Strategizing International Tax Best Practices – by Keith Brockman

Three new publications have been issued by the Business and Industry Advisory Committee (BIAC) to the OECD.  The publications encompass Best Practices and Tax Principles for Multinational Enterprises (MNEs), as well as comments on the OECD Draft Handbook on Transfer Pricing Risk Assessment.  These reports are worthy to note in an effort to better understand the continuing trend of transfer pricing scrutiny.

http://www.biac.org/policygrp/stmts-tax.htm

BIAC Statement of Tax Best Practices for Engaging with Tax Authorities in Developing Countries.  This statement is designed to enhance cooperation, trust and confidence between tax authorities and international business.  Key observations include:

  • Each of the 10 Best Practices directs that “Business should” or “Business may.”  Accordingly, it is written from the perspective of business directives.  There are no views or statements addressing Best Practice methodologies to be conducted by tax administrations.
  • The last Best Practice states: “Business should consider how best to explain more fully to the public their economic contribution and taxes paid in the jurisdictions in which they operate, where they determine that such explanation would be helpful in building trust in the tax system.”  This statement integrates the concepts of economic contribution and taxes paid with public trust.  Additionally, there are no references to arms-length principles or analysis of functions, assets, or risks.  It is important to note that taxes paid in different jurisdictions arise from very complex laws and regulations that are different in every jurisdiction, thus making it difficult for the public to draw insightful and relevant conclusions.
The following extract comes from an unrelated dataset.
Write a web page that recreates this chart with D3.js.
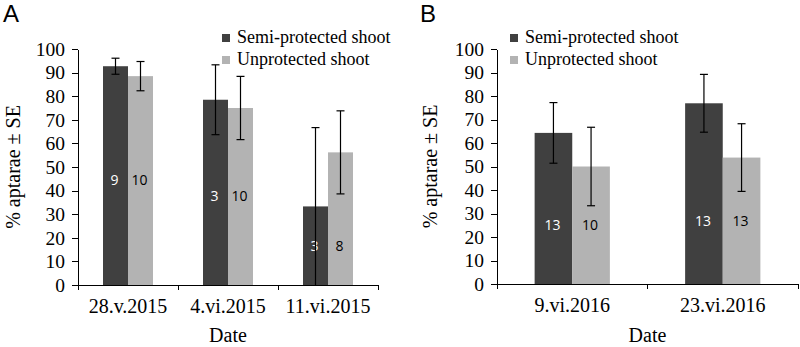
<!DOCTYPE html>
<html>
<head>
<meta charset="utf-8">
<script src="https://cdn.jsdelivr.net/npm/d3@7"></script>
<style>
  body { margin: 0; background: #fff; }
  svg { display: block; }
  .axis path, .axis line { stroke: #000; stroke-width: 1; shape-rendering: crispEdges; }
  .axis text { font-family: "Liberation Serif", "Times New Roman", serif; fill: #000; }
</style>
</head>
<body>
<div id="chart"></div>
<script>
// Panel A: 2015 sampling dates
const datesA = ['28.v.2015', '4.vi.2015', '11.vi.2015'];
const semiA = [92.7, 78.5, 33.3];
const semiSeA = [3.4, 14.8, 33.4];
const unprotA = [88.5, 75.0, 56.2];
const unprotSeA = [6.2, 13.4, 17.6];
const semiNA = [9, 3, 3];
const unprotNA = [10, 10, 8];

// Panel B: 2016 sampling dates
const datesB = ['9.vi.2016', '23.vi.2016'];
const semiB = [64.3, 76.9];
const semiSeB = [12.9, 12.3];
const unprotB = [50.0, 53.8];
const unprotSeB = [16.7, 14.4];
const semiNB = [13, 13];
const unprotNB = [10, 13];

const seriesNames = ['Semi-protected shoot', 'Unprotected shoot'];
const seriesColors = ['#404040', '#b3b3b3'];
const nTextColors = ['#fff', '#000'];
const yTicks = [0, 10, 20, 30, 40, 50, 60, 70, 80, 90, 100];

const svg = d3.select('#chart').append('svg')
    .attr('width', 800)
    .attr('height', 347);

const drawPanel = (cfg) => {
    const { left, right, top, bottom, dates, values, ses, ns, letter, letterX, legendX } = cfg;

    const g = svg.append('g');

    const x0 = d3.scaleBand()
        .domain(dates)
        .range([left, right]);

    // bars fill the middle half of each date band
    const x1 = d3.scaleBand()
        .domain([0, 1])
        .range([0, x0.bandwidth()])
        .paddingOuter(1);

    const y = d3.scaleLinear()
        .domain([0, 100])
        .range([bottom, top]);

    const rows = dates.map((d, i) => ({
        date: d,
        items: [0, 1].map(s => ({ s, v: values[s][i], se: ses[s][i], n: ns[s][i] }))
    }));

    const groups = g.selectAll('.grp')
        .data(rows)
        .enter()
        .append('g')
        .attr('transform', d => `translate(${x0(d.date)},0)`);

    groups.selectAll('rect')
        .data(d => d.items)
        .enter()
        .append('rect')
        .attr('x', d => x1(d.s))
        .attr('width', x1.bandwidth())
        .attr('y', d => y(d.v))
        .attr('height', d => y(0) - y(d.v))
        .attr('fill', d => seriesColors[d.s]);

    // n labels, centred in the lower half of the shorter bar
    groups.each(function(d) {
        const labelV = d3.min(d.items, e => e.v) / 2;
        d3.select(this).selectAll('.n')
            .data(d.items)
            .enter()
            .append('text')
            .attr('x', e => x1(e.s) + x1.bandwidth() / 2 - 1)
            .attr('y', y(labelV))
            .attr('dy', '0.35em')
            .attr('text-anchor', 'middle')
            .style('font-family', '"Open Sans", "Liberation Sans", sans-serif')
            .style('font-size', '14px')
            .style('fill', e => nTextColors[e.s])
            .text(e => e.n);
    });

    // error bars
    const cap = 4;
    groups.each(function(d) {
        const gg = d3.select(this);
        d.items.forEach(e => {
            const cx = x1(e.s) + x1.bandwidth() / 2;
            const hi = y(Math.min(100, e.v + e.se));
            const lo = y(Math.max(0, e.v - e.se));
            gg.append('line')
                .attr('x1', cx).attr('x2', cx)
                .attr('y1', hi).attr('y2', lo)
                .attr('stroke', '#000').attr('stroke-width', 1.2);
            gg.append('line')
                .attr('x1', cx - cap).attr('x2', cx + cap)
                .attr('y1', hi).attr('y2', hi)
                .attr('stroke', '#000').attr('stroke-width', 1.2);
            if (e.v - e.se > 0) {
                gg.append('line')
                    .attr('x1', cx - cap).attr('x2', cx + cap)
                    .attr('y1', lo).attr('y2', lo)
                    .attr('stroke', '#000').attr('stroke-width', 1.2);
            }
        });
    });

    // y axis
    const yAxis = g.append('g')
        .attr('class', 'axis')
        .attr('transform', `translate(${left},0)`)
        .call(d3.axisLeft(y).tickValues(yTicks).tickSize(6).tickSizeOuter(0).tickPadding(7));
    yAxis.selectAll('text').style('font-size', '19.5px');

    // x axis: labels centred on bands, ticks on band edges
    const xAxis = g.append('g')
        .attr('class', 'axis')
        .attr('transform', `translate(0,${bottom})`)
        .call(d3.axisBottom(x0).tickSize(0).tickSizeOuter(0).tickPadding(14));
    xAxis.selectAll('text').style('font-size', '20px');

    const edges = dates.map(d => x0(d)).concat([right]);
    xAxis.selectAll('.edge')
        .data(edges)
        .enter()
        .append('line')
        .attr('x1', d => d).attr('x2', d => d)
        .attr('y1', 0).attr('y2', 5);

    // axis titles
    g.append('text')
        .attr('x', (left + right) / 2)
        .attr('y', 342)
        .attr('text-anchor', 'middle')
        .style('font-family', '"Liberation Serif", serif')
        .style('font-size', '20px')
        .text('Date');

    g.append('text')
        .attr('transform', `translate(${letterX + 17},${(top + bottom) / 2}) rotate(-90)`)
        .attr('text-anchor', 'middle')
        .style('font-family', '"Liberation Serif", serif')
        .style('font-size', '20px')
        .text('% aptarae ± SE');

    // panel letter
    g.append('text')
        .attr('x', letterX)
        .attr('y', 22)
        .style('font-family', '"Liberation Sans", Arial, sans-serif')
        .style('font-size', '24px')
        .text(letter);

    // legend
    seriesNames.forEach((name, i) => {
        const ly = 38 + i * 22;
        g.append('rect')
            .attr('x', legendX)
            .attr('y', ly - 4)
            .attr('width', 8)
            .attr('height', 8)
            .attr('fill', seriesColors[i]);
        g.append('text')
            .attr('x', legendX + 15)
            .attr('y', ly + 5)
            .style('font-family', '"Liberation Serif", serif')
            .style('font-size', '18px')
            .text(name);
    });
};

drawPanel({
    left: 78, right: 378, top: 49, bottom: 285,
    dates: datesA,
    values: [semiA, unprotA], ses: [semiSeA, unprotSeA], ns: [semiNA, unprotNA],
    letter: 'A', letterX: 3, legendX: 222
});

drawPanel({
    left: 497, right: 798, top: 49, bottom: 284,
    dates: datesB,
    values: [semiB, unprotB], ses: [semiSeB, unprotSeB], ns: [semiNB, unprotNB],
    letter: 'B', letterX: 420, legendX: 510
});
</script>
</body>
</html>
BIAC Statement of Tax Principles for International Business.  Noted statements include:

  • As a tax training principle, international business should only engage in tax planning that is aligned with commercial and economic activity and does not lead to an abusive result.  There is an explicit reference to economic activity, but a lack of terminology referencing arms-length principle or transfer pricing functions, assets or risks.
  • A Transparency and reporting principle states: “Where they determine such explanations would be helpful in building public trust in the tax system, they should consider how best to explain to the public their economic contribution and taxes paid in the jurisdictions in which they operate.”  This statement mirrors that from the Statement of Tax Best Practices noted above.

BIAC Comments on the OECD Draft Handbook on Transfer Pricing Risk Assessment, published on 30 April 2013.  This is a very informative document that outlines many of the issues being considered by the OECD, and provides a thoughtful reference for discussions going forward.  Some key  statements include:

  • The risk assessment should not exceed 6 months.
  • A “low risk” status can bring tangible benefits in terms of a reduced documentation requirement as well as efficiencies in the overall audit process.
  • A “deep dive” audit is not always required.
  • The first step in transfer pricing risk assessment should consider how the business generates profit, its approach to tax planning, its supply chain and the legal environment in which it operates.
  • “From a Transfer Pricing Risk Assessment perspective, we are very keen to see the cooperative compliance approach endorsed early in the Handbook, as a precursor to narrower assessment of transfer pricing risk.”
  • “We are concerned that the overall tone and focus of the Handbook could result in a negative and sceptical view of taxpayers.”
  • We would be particularly concerned if the use of such subjective language (i.e. large, small and material payments, high-tax and low-tax jurisdictions) led to tax administrations ignoring the arm’s-length principle.
  • “Indications of profitability, effective tax rate and comparative profits of related parties are concerning as the implication may be that the transactions are inappropriate.”
  • Any risk assessment report should be shared with the taxpayer.

The Appendix provides specific comments to the related paragraphs within the Handbook.  Two examples from Chapter 1, par. 9 are cited for reference:

  • Shifting income into jurisdictions where it will be lightly taxed or engaging in related party transactions designed to erode the local country tax base-shifting income is an unhelpful phrase.
  • We would welcome clarification that income should be taxed where the functions/assets/risks are performed.

The BIAC comments should be read to better understand the context of the current transfer pricing environment, and how proposals will affect MNEs and tax administrations in the future.